Well, thank you, both of you, gentlemen, for that lively discussion there! We're now going to move to our third segment of our debate before the question and answer period. And that is to provide both Dr. Craig and Dr. Bradley with a 7 minute opportunity to make closing comments. And we will be starting out with Dr. Bradley. If you are choosing to leave, please leave at this point. Or you can stay--that's what we most desire--but we don't want to have any disruption.
The question we've been addressing isn't just a theological one. It's a logical one. Is it logically possible for God to be loving and to do all the heinous things that the Bible claims He will do to those who don't believe?
Dr. Craig likes, as I've said, to address this question in rather sanitized terms. He wants us to understand this talk about fiery hell and eternal punishment in sanitary terms. Such as metaphors for something like, as I put it, right at the outset, being sent to Hawaii. But it isn't like that, and no orthodox believer has standardly believed it to be like that. Just think about, for example, that passage that is so often quoted in the pulpit: "For God so loved the world that He gave His only begotten Son that whosoever believeth in him should not perish but have eternal life" (Jn. 3.16). How many times have you heard sermons preached on that? Often, I guess. But how often have you heard sermons preached on what comes a couple of verses later? Just two verses later, we read: "And he who does not believe has been judged already because he has not believed in the name of the only begotten son of God" (Jn. 3.18). And it goes on further to say that Jesus knew from the beginning who they were that believed him not. Here we've got exclusivism very clearly stated and the consequences of exclusion from salvation.
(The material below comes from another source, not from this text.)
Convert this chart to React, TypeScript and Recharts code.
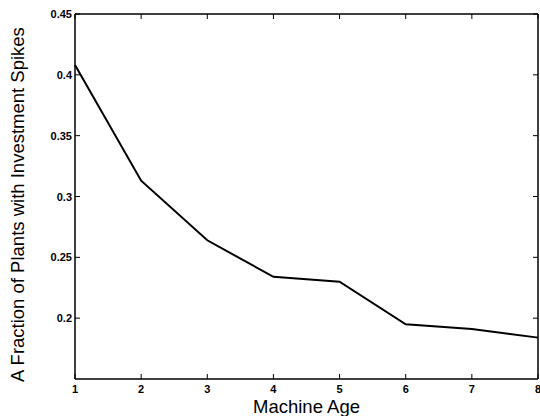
import { LineChart, Line, XAxis, YAxis } from 'recharts'

const ages = [1, 2, 3, 4, 5, 6, 7, 8]
const fractions = [0.408, 0.313, 0.264, 0.234, 0.23, 0.195, 0.191, 0.184]
const xTicks = [1, 2, 3, 4, 5, 6, 7, 8]
const yTicks = [0.2, 0.25, 0.3, 0.35, 0.4, 0.45]

const data = ages.map((age, i) => ({ age, fraction: fractions[i] }))

const font = 'Arial, "Liberation Sans", Helvetica, sans-serif'
const TICK = 5

function BottomTick({ x, y, payload }: any) {
  return (
    <g>
      <line x1={x} x2={x} y1={y} y2={y - TICK} stroke="#000" strokeWidth={1} />
      <text x={x} y={y + 14} textAnchor="middle" fontSize={11} fontWeight="bold" fontFamily={font} fill="#000">
        {payload.value}
      </text>
    </g>
  )
}

function TopTick({ x, y }: any) {
  return <line x1={x} x2={x} y1={y} y2={y + TICK} stroke="#000" strokeWidth={1} />
}

function LeftTick({ x, y, payload }: any) {
  return (
    <g>
      <line x1={x} x2={x + TICK} y1={y} y2={y} stroke="#000" strokeWidth={1} />
      <text x={x - 3} y={y + 4} textAnchor="end" fontSize={11} fontWeight="bold" fontFamily={font} fill="#000">
        {String(payload.value)}
      </text>
    </g>
  )
}

function RightTick({ x, y }: any) {
  return <line x1={x} x2={x - TICK} y1={y} y2={y} stroke="#000" strokeWidth={1} />
}

export default function App() {
  return (
    <div style={{ position: 'absolute', left: 0, top: 0, width: 540, height: 416, background: '#fff' }}>
      <LineChart width={540} height={416} data={data} margin={{ top: 13, right: 1, left: 0, bottom: 0 }}>
        <XAxis
          dataKey="age"
          type="number"
          domain={[1, 8]}
          ticks={xTicks}
          interval={0}
          height={37}
          tickSize={0}
          tickMargin={0}
          tickLine={false}
          axisLine={{ stroke: '#000', strokeWidth: 1.5 }}
          tick={<BottomTick />}
          label={{ value: 'Machine Age', position: 'insideBottom', offset: 0, fontSize: 18.5, fontFamily: font, fill: '#000', dy: -3 }}
        />
        <XAxis
          xAxisId="top"
          orientation="top"
          dataKey="age"
          type="number"
          domain={[1, 8]}
          ticks={xTicks}
          interval={0}
          height={1}
          tickSize={0}
          tickMargin={0}
          tickLine={false}
          axisLine={{ stroke: '#000', strokeWidth: 1.5 }}
          tick={<TopTick />}
        />
        <YAxis
          type="number"
          domain={[0.15, 0.45]}
          ticks={yTicks}
          interval={0}
          width={75}
          tickSize={0}
          tickMargin={0}
          tickLine={false}
          axisLine={{ stroke: '#000', strokeWidth: 1.5 }}
          tick={<LeftTick />}
          label={{
            value: 'A Fraction of Plants with Investment Spikes',
            angle: -90,
            position: 'insideLeft',
            fontSize: 18.5,
            fontFamily: font,
            fill: '#000',
            dx: 12,
            dy: 8,
            style: { textAnchor: 'middle' },
          }}
        />
        <YAxis
          yAxisId="right"
          orientation="right"
          type="number"
          domain={[0.15, 0.45]}
          ticks={yTicks}
          interval={0}
          width={1}
          tickSize={0}
          tickMargin={0}
          tickLine={false}
          axisLine={{ stroke: '#000', strokeWidth: 1.5 }}
          tick={<RightTick />}
        />
        <Line
          xAxisId="top"
          yAxisId="right"
          type="linear"
          dataKey="fraction"
          stroke="none"
          dot={false}
          legendType="none"
          isAnimationActive={false}
        />
        <Line
          type="linear"
          dataKey="fraction"
          stroke="#000"
          strokeWidth={2}
          dot={false}
          isAnimationActive={false}
        />
      </LineChart>
    </div>
  )
}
But you want some more? Second Thessalonians 1.8-9: "The Lord Jesus Christ shall be revealed from heaven with his mighty angels, in flaming fire"--listen again--"in flaming fire taking vengeance on them that know not God and that obey not the gospel of our Lord Jesus Christ. They shall suffer the punishment of eternal destruction . . . ." No mere alienating , . . . alienation and anguishing of over not being in the nice place. Look, people have taken this seriously. And people have been bludgeoned into belief as a consequence of it. Let me read and display for you the kind of use that has been made of the doctrine of hell in the past. Here is a little gem from a book written by a Catholic priest known quite appropriately as Father Furnace. He was named as the children's apostle, and here he is describing what's going to happen to little children in hell. Read it for yourself as I read it too:
". . . his eyes are burning like two burning coals, two long flames come out of his ears, sometimes he opens his mouth and breath of blazing fire rolls out. But listen! There is a sound just like that of a kettle boiling. Is it really a kettle boiling? No. Then what is it? Hear what it is. It is the blood boiling in the scalding veins of that boy. The brain is boiling and bubbling in his head. The marrow is boiling in his bones."
You see, part of the problem is that whether or not the belief in hell is true, the psychological state of believing in it has brought about some of the most heinous evils that this world has ever known, evils such as burning so-called witches in fire, in accordance with the dictates of the Old Testament, Thou shalt not suffer a witch to live. Do we just take that metaphorically? Condemning homosexuals to death--why? Because they've violated God's injunctions and that if they weren't suitably punished on this earth, they would be punished even worse in the next life to come. I find the doctrine of hell obnoxious, morally, and I find it intellectually pernicious. It's intellectually pernicious because it numbs our critical capacities just as it dulls our moral sensitivities. Believe in that sort of stuff, and you can believe in anything! Believe in that sort of stuff, and you feel you have the license to treat people any way you wish, provided you think, as with the Spanish Inquisition, as with the Roman Inquisition, as with the Conquistadors, that you're sending people to heaven rather than to hell.
It's often suggested that if we didn't believe in hell and heaven and all this God stuff, morality would have no objective basis. But just think about that for a moment! What does objectivity mean with respect to morality? Surely it means unchanging. Yet the God of the Old Testament is so very different from the God of the New Testament. The injunctions in the Old Testament, the commands of God are different from those in the New Testament. And, in both cases, many of them are morally obnoxious.